Retired Brig. Gen. Patrick Mordente has dedicated his life to serving the United States, first through the military and now at the George W. Bush Presidential Library and Museum. Mordente was appointed to be the director of the Bush Library & Museum in February. He is also a member of the Tower Center Board of Directors, a Tower Center Senior Fellow, and a professor for the Tower Scholars Program. The Tower Center sat down with Mordente to discuss his transition from commanding an air force base to directing the 13th presidential library.
Tower Center: What brought you to the Bush Library and Museum?
Mordente: I was retiring from the Air Force in two months, and an honorary commander learned that the George W. Bush Library & Museum was losing their director and that they would like a senior military officer to fill the position. Eventually I ended up talking to the CEO Ken Hersh about if I was interested in being the director. I said obviously I have the utmost respect for President Bush who was my commander in chief, a great commander in chief, and I would love to be able to serve again.
I said I’m not an archivist, I’m not a librarian, and they said don’t worry. As a director it’s more about the public outreach, the engagement, developing the cooperation between the foundation and SMU. I was interested so I put in the application with the federal government, and five interviews later I was selected.
You retired officially from the Air Force in October and began your position as director in February. Were you planning on rejoining the workforce so quickly?
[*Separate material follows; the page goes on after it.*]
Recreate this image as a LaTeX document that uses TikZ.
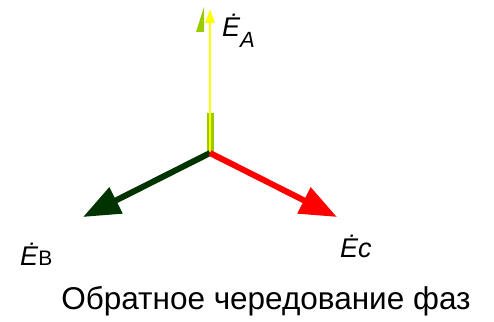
\documentclass[tikz,border=0pt]{standalone}
\usepackage{fontspec}
\setmainfont{Liberation Sans}
\usetikzlibrary{arrows.meta}
\definecolor{phaseA}{RGB}{255,255,0}
\definecolor{phaseB}{RGB}{0,51,0}
\definecolor{phaseC}{RGB}{255,0,0}
\definecolor{olive}{RGB}{153,204,0}
\tikzstyle{phasor} = [line width=6pt,-{Triangle[length=37pt,width=28pt]}]
\tikzstyle{every node}=[font=\fontsize{27}{32}\selectfont,inner sep=0pt]

\begin{document}
\begin{tikzpicture}[x=1pt,y=-1pt]
	\useasboundingbox (0,0) rectangle (494,321);
	\coordinate (O) at (210,153);
	\coordinate (A) at (210,9);
	\coordinate (B) at (83,217);
	\coordinate (C) at (337,217);
	\fill[olive] (206.5,113) rectangle (213.5,153);
	\fill[olive] (196,32) -- (204,7) -- (204,32) -- cycle;
	\draw[line width=2.5pt,phaseA,-{Triangle[length=14pt,width=9pt]}] (O) -- (A);
	\draw[phasor,phaseB] (O) -- (B);
	\draw[phasor,phaseC] (O) -- (C);
	\node[anchor=base west] (EA) at (222,37) {\itshape Ė\raisebox{-11pt}{\fontsize{22}{22}\selectfont A}};
	\node[anchor=base west] (EB) at (20,265) {\itshape Ė\/\upshape\fontsize{21}{21}\selectfont В};
	\node[anchor=base west] (EC) at (340,257) {\itshape Ėс};
	\node[anchor=base,font=\fontsize{31.5}{36}\selectfont] (cap) at (266,309) {Обратное чередование фаз};
\end{tikzpicture}
\end{document}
I’m too young to retire; I’d go crazy. I was looking at what to do next. Of course I thoroughly enjoyed my military career, but it’s that next chapter in life; what are you going to do next? At the museum and library I am able to continue serving. We teach people about their government, we engage with SMU’s campus and with local school districts, we engage with the American people. They have the opportunity to come in and say, “Here’s the history behind the Bush administration and all the challenges they had to deal with and how they dealt with them.” I mean, that’s rewarding.
Was there something about President George W. Bush and hislegacy that made the opportunity to direct his library and museum stand out?
His respect for the military. His respect for the veterans who have served. I’ve always said that when I raised my right hand and joined the military I knew that going into combat, into harms way, was part of the bargain. I served in Afghanistan and I served in Iraq. I respected him as my commander in chief, and I still respect him, because he always had my back. He was a president that cared about his military; he was a president that cared about his veterans. He respected sacrifices we made. That’s what stood out to me about President Bush: his loyalty to the veterans.
Aside from your full-time job at the library and museum you have also accepted a position teaching a course for the Tower Scholars Program. Why?
I have to go back to my air force days to explain why. As I became older in the air force it became incumbent upon me to teach, and shape, and develop the next airmen. It’s not about me as an individual, it’s about the organization, the future of the air force. I became even more nostalgic the older I got in the air force — in essence I was building my replacement.
Take that one step further into the civilian world. I was given an opportunity to teach and help shape and instruct a young leader. I look at the Tower Scholars as future leaders within our country, whether it’s in the private sector or in our government; to someway be able to help bring them along and develop them as leaders, to me that’s more rewarding than a paycheck. I remember day one, walking into class with these 12 students, and thinking they’re extremely sharp. I was extremely impressed by the caliber of students in my class. I think the country is in good hands.
Given your experience in the air force mentioned above, did teaching come naturally to you?
I’m still working on my approach. I’ve been in an academic training environment. This is more of an academic education environment, and there’s a difference between training and education. The advantage I have is that I was a practitioner.
How are you using your experience as Director of Mobility during the Ebola crisis to teach Tower Scholars about the reality of building and implementing policy?
The relationship between the central government library side, SMU, and the Bush foundation — there’s a great synergy that occurs when we can leverage all three. I can use my crisis management experience with the Ebola crisis as a backdrop and show an international policy issue that involves agencies within the executive branch. I can show how that works not only within the executive branch, but how it played into the governments of Liberia, Europe, and the United Nations.
Following the discussion of the Ebola crisis the second scenario is going to be the No Child Left Behind Act, signed into law by President Bush in 2002. We are going to bring over people from the Bush Foundation to talk about what’s truly a U.S. national policy so that the students can have a flavor of both international and national policy.